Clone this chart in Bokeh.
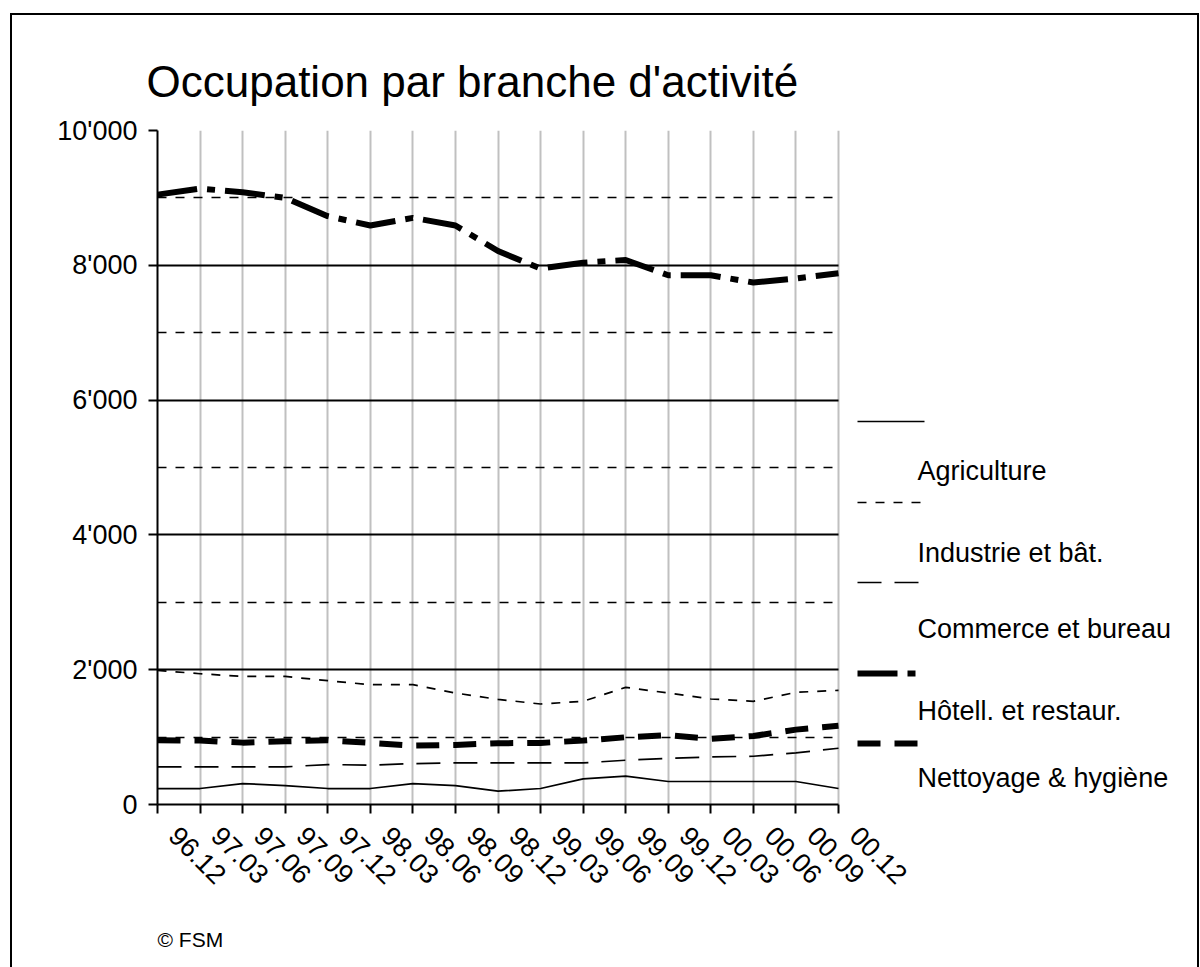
import math
from bokeh.plotting import figure
from bokeh.models import Range1d, FixedTicker, Title, Grid
from bokeh.core.properties import value
from bokeh.embed import file_html
from bokeh.resources import INLINE

periods = ["96.12", "97.03", "97.06", "97.09", "97.12", "98.03", "98.06", "98.09", "98.12",
           "99.03", "99.06", "99.09", "99.12", "00.03", "00.06", "00.09", "00.12"]
agriculture = [237, 237, 311, 281, 237, 237, 311, 281, 198, 237, 380, 420, 341, 341, 341, 341, 237]
industrie = [1990, 1940, 1900, 1900, 1837, 1778, 1778, 1654, 1560, 1491, 1531, 1738, 1654, 1565, 1531, 1664, 1694]
commerce = [558, 558, 558, 558, 593, 583, 607, 617, 617, 617, 617, 657, 686, 706, 716, 765, 835]
hotellerie = [9049, 9138, 9084, 9000, 8729, 8591, 8704, 8591, 8212, 7951, 8039, 8079, 7852, 7852, 7744, 7803, 7882]
nettoyage = [953, 948, 918, 938, 953, 914, 874, 884, 909, 914, 948, 998, 1027, 973, 1017, 1111, 1170]
series_names = ["Agriculture", "Industrie et bât.", "Commerce et bureau", "Hôtell. et restaur.", "Nettoyage & hygiène"]
y_ticks = [0, 2000, 4000, 6000, 8000, 10000]
y_minor = [1000, 3000, 5000, 7000, 9000]
y_tick_labels = ["0", "2'000", "4'000", "6'000", "8'000", "10'000"]

FONT = "Liberation Sans"
NB = "\u00a0"
xs = list(range(len(periods)))
n_last = len(periods) - 1

# geometry (page pixels); the page has no body margin, canvas placed by CSS margin + border
CANVAS_LEFT, CANVAS_TOP = 12, 15
CANVAS_RIGHT, CANVAS_BOTTOM = 1197, 967
FRAME_LEFT, FRAME_TOP, PLOT_RIGHT, FRAME_BOTTOM = 157, 130, 838, 804
FRAME_RIGHT = 1185
px_per_x = (PLOT_RIGHT - FRAME_LEFT) / n_last
frame_w = FRAME_RIGHT - FRAME_LEFT
frame_h = FRAME_BOTTOM - FRAME_TOP
Y_MAX = 10000


def px_x(px):
    return (px - FRAME_LEFT) / px_per_x


def px_y(py):
    return (FRAME_BOTTOM - py) / frame_h * Y_MAX


p = figure(frame_width=frame_w, frame_height=frame_h,
           x_range=Range1d(0, frame_w / px_per_x), y_range=Range1d(0, Y_MAX),
           output_backend="svg", toolbar_location=None,
           min_border_left=FRAME_LEFT - CANVAS_LEFT, min_border_top=FRAME_TOP - CANVAS_TOP,
           min_border_right=CANVAS_RIGHT - FRAME_RIGHT, min_border_bottom=CANVAS_BOTTOM - FRAME_BOTTOM,
           title="Occupation par branche d'activité")
p.styles = {"border": "2px solid black", "margin-left": "10px", "margin-top": "13px"}
p.outline_line_color = None
p.background_fill_color = "white"
p.border_fill_color = "white"

p.title.text_font = FONT
p.title.text_font_size = "44px"
p.title.text_font_style = "normal"
p.title.text_color = "black"
p.title.align = "left"
p.title.offset = -11
p.title.standoff = 50

# grids
p.xgrid.ticker = FixedTicker(ticks=xs)
p.xgrid.grid_line_color = "#c0c0c0"
p.xgrid.grid_line_width = 2

if "cross_bounds" in Grid.properties():
    p.ygrid.ticker = FixedTicker(ticks=y_ticks, minor_ticks=y_minor)
    p.ygrid.cross_bounds = (0, n_last)
    p.ygrid.grid_line_color = "black"
    p.ygrid.grid_line_width = 2
    p.ygrid.minor_grid_line_color = "black"
    p.ygrid.minor_grid_line_width = 1.5
    p.ygrid.minor_grid_line_dash = "9 9"
else:
    p.ygrid.grid_line_color = None
    p.segment(x0=[0] * len(y_ticks), x1=[n_last] * len(y_ticks), y0=y_ticks, y1=y_ticks,
              line_color="black", line_width=2, level="underlay")
    p.segment(x0=[0] * len(y_minor), x1=[n_last] * len(y_minor), y0=y_minor, y1=y_minor,
              line_color="black", line_width=1.5, line_dash="9 9", level="underlay")

# axes
p.xaxis.ticker = FixedTicker(ticks=xs)
p.xaxis.bounds = (0, n_last)
p.xaxis.major_label_overrides = {i: NB * 3 + lab for i, lab in zip(xs, periods)}
p.yaxis.ticker = FixedTicker(ticks=y_ticks)
p.yaxis.major_label_overrides = {t: lab for t, lab in zip(y_ticks, y_tick_labels)}
for ax in (p.xaxis[0], p.yaxis[0]):
    ax.axis_line_color = "black"
    ax.axis_line_width = 2
    ax.major_tick_line_color = "black"
    ax.major_tick_line_width = 2
    ax.major_tick_in = 0
    ax.major_tick_out = 9
    ax.minor_tick_line_color = None
    ax.major_label_text_font = FONT
    ax.major_label_text_font_size = "27px"
    ax.major_label_text_color = "black"
p.yaxis.major_label_standoff = 11
p.xaxis.major_label_orientation = -math.pi / 4
p.xaxis.major_label_standoff = 2

styles = [
    dict(line_width=1.7, line_dash="solid"),
    dict(line_width=1.7, line_dash="9 9"),
    dict(line_width=1.7, line_dash="24 13"),
    dict(line_width=6, line_dash="40 10 8 10"),
    dict(line_width=6, line_dash="23 14"),
]
data = [agriculture, industrie, commerce, hotellerie, nettoyage]
for ys, st in zip(data, styles):
    p.line(xs, ys, line_color="black", **st)

# legend: sample line above its label (positions in page pixels)
sample_y = [421, 502, 582, 673, 743]
text_y = [470, 552, 628, 710, 777]
sample_x0, sample_x1, text_x = 857, 924, 917
for name, st, sy, ty in zip(series_names, styles, sample_y, text_y):
    p.line([px_x(sample_x0), px_x(sample_x1)], [px_y(sy), px_y(sy)], line_color="black", **st)
    p.text(x=[px_x(text_x)], y=[px_y(ty)], text=[name], text_font=value(FONT),
           text_font_size=value("27px"), text_color="black",
           text_baseline="middle", text_align="left")

p.add_layout(Title(text="© FSM", align="left", text_font=FONT, text_font_size="21px",
                   text_font_style="normal", text_color="black", offset=0, standoff=44), "below")

open("out.html", "w").write(file_html(p, INLINE))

▶ [WHAT YOU SHOULD DO]
Reproduce the material above in full, exactly, with no images.

▶ [THE RESULT]
Clone this chart in Bokeh.
import math
from bokeh.plotting import figure
from bokeh.models import Range1d, FixedTicker, Title, Grid
from bokeh.core.properties import value
from bokeh.embed import file_html
from bokeh.resources import INLINE

periods = ["96.12", "97.03", "97.06", "97.09", "97.12", "98.03", "98.06", "98.09", "98.12",
           "99.03", "99.06", "99.09", "99.12", "00.03", "00.06", "00.09", "00.12"]
agriculture = [237, 237, 311, 281, 237, 237, 311, 281, 198, 237, 380, 420, 341, 341, 341, 341, 237]
industrie = [1990, 1940, 1900, 1900, 1837, 1778, 1778, 1654, 1560, 1491, 1531, 1738, 1654, 1565, 1531, 1664, 1694]
commerce = [558, 558, 558, 558, 593, 583, 607, 617, 617, 617, 617, 657, 686, 706, 716, 765, 835]
hotellerie = [9049, 9138, 9084, 9000, 8729, 8591, 8704, 8591, 8212, 7951, 8039, 8079, 7852, 7852, 7744, 7803, 7882]
nettoyage = [953, 948, 918, 938, 953, 914, 874, 884, 909, 914, 948, 998, 1027, 973, 1017, 1111, 1170]
series_names = ["Agriculture", "Industrie et bât.", "Commerce et bureau", "Hôtell. et restaur.", "Nettoyage & hygiène"]
y_ticks = [0, 2000, 4000, 6000, 8000, 10000]
y_minor = [1000, 3000, 5000, 7000, 9000]
y_tick_labels = ["0", "2'000", "4'000", "6'000", "8'000", "10'000"]

FONT = "Liberation Sans"
NB = "\u00a0"
xs = list(range(len(periods)))
n_last = len(periods) - 1

# geometry (page pixels); the page has no body margin, canvas placed by CSS margin + border
CANVAS_LEFT, CANVAS_TOP = 12, 15
CANVAS_RIGHT, CANVAS_BOTTOM = 1197, 967
FRAME_LEFT, FRAME_TOP, PLOT_RIGHT, FRAME_BOTTOM = 157, 130, 838, 804
FRAME_RIGHT = 1185
px_per_x = (PLOT_RIGHT - FRAME_LEFT) / n_last
frame_w = FRAME_RIGHT - FRAME_LEFT
frame_h = FRAME_BOTTOM - FRAME_TOP
Y_MAX = 10000


def px_x(px):
    return (px - FRAME_LEFT) / px_per_x


def px_y(py):
    return (FRAME_BOTTOM - py) / frame_h * Y_MAX


p = figure(frame_width=frame_w, frame_height=frame_h,
           x_range=Range1d(0, frame_w / px_per_x), y_range=Range1d(0, Y_MAX),
           output_backend="svg", toolbar_location=None,
           min_border_left=FRAME_LEFT - CANVAS_LEFT, min_border_top=FRAME_TOP - CANVAS_TOP,
           min_border_right=CANVAS_RIGHT - FRAME_RIGHT, min_border_bottom=CANVAS_BOTTOM - FRAME_BOTTOM,
           title="Occupation par branche d'activité")
p.styles = {"border": "2px solid black", "margin-left": "10px", "margin-top": "13px"}
p.outline_line_color = None
p.background_fill_color = "white"
p.border_fill_color = "white"

p.title.text_font = FONT
p.title.text_font_size = "44px"
p.title.text_font_style = "normal"
p.title.text_color = "black"
p.title.align = "left"
p.title.offset = -11
p.title.standoff = 50

# grids
p.xgrid.ticker = FixedTicker(ticks=xs)
p.xgrid.grid_line_color = "#c0c0c0"
p.xgrid.grid_line_width = 2

if "cross_bounds" in Grid.properties():
    p.ygrid.ticker = FixedTicker(ticks=y_ticks, minor_ticks=y_minor)
    p.ygrid.cross_bounds = (0, n_last)
    p.ygrid.grid_line_color = "black"
    p.ygrid.grid_line_width = 2
    p.ygrid.minor_grid_line_color = "black"
    p.ygrid.minor_grid_line_width = 1.5
    p.ygrid.minor_grid_line_dash = "9 9"
else:
    p.ygrid.grid_line_color = None
    p.segment(x0=[0] * len(y_ticks), x1=[n_last] * len(y_ticks), y0=y_ticks, y1=y_ticks,
              line_color="black", line_width=2, level="underlay")
    p.segment(x0=[0] * len(y_minor), x1=[n_last] * len(y_minor), y0=y_minor, y1=y_minor,
              line_color="black", line_width=1.5, line_dash="9 9", level="underlay")

# axes
p.xaxis.ticker = FixedTicker(ticks=xs)
p.xaxis.bounds = (0, n_last)
p.xaxis.major_label_overrides = {i: NB * 3 + lab for i, lab in zip(xs, periods)}
p.yaxis.ticker = FixedTicker(ticks=y_ticks)
p.yaxis.major_label_overrides = {t: lab for t, lab in zip(y_ticks, y_tick_labels)}
for ax in (p.xaxis[0], p.yaxis[0]):
    ax.axis_line_color = "black"
    ax.axis_line_width = 2
    ax.major_tick_line_color = "black"
    ax.major_tick_line_width = 2
    ax.major_tick_in = 0
    ax.major_tick_out = 9
    ax.minor_tick_line_color = None
    ax.major_label_text_font = FONT
    ax.major_label_text_font_size = "27px"
    ax.major_label_text_color = "black"
p.yaxis.major_label_standoff = 11
p.xaxis.major_label_orientation = -math.pi / 4
p.xaxis.major_label_standoff = 2

styles = [
    dict(line_width=1.7, line_dash="solid"),
    dict(line_width=1.7, line_dash="9 9"),
    dict(line_width=1.7, line_dash="24 13"),
    dict(line_width=6, line_dash="40 10 8 10"),
    dict(line_width=6, line_dash="23 14"),
]
data = [agriculture, industrie, commerce, hotellerie, nettoyage]
for ys, st in zip(data, styles):
    p.line(xs, ys, line_color="black", **st)

# legend: sample line above its label (positions in page pixels)
sample_y = [421, 502, 582, 673, 743]
text_y = [470, 552, 628, 710, 777]
sample_x0, sample_x1, text_x = 857, 924, 917
for name, st, sy, ty in zip(series_names, styles, sample_y, text_y):
    p.line([px_x(sample_x0), px_x(sample_x1)], [px_y(sy), px_y(sy)], line_color="black", **st)
    p.text(x=[px_x(text_x)], y=[px_y(ty)], text=[name], text_font=value(FONT),
           text_font_size=value("27px"), text_color="black",
           text_baseline="middle", text_align="left")

p.add_layout(Title(text="© FSM", align="left", text_font=FONT, text_font_size="21px",
                   text_font_style="normal", text_color="black", offset=0, standoff=44), "below")

open("out.html", "w").write(file_html(p, INLINE))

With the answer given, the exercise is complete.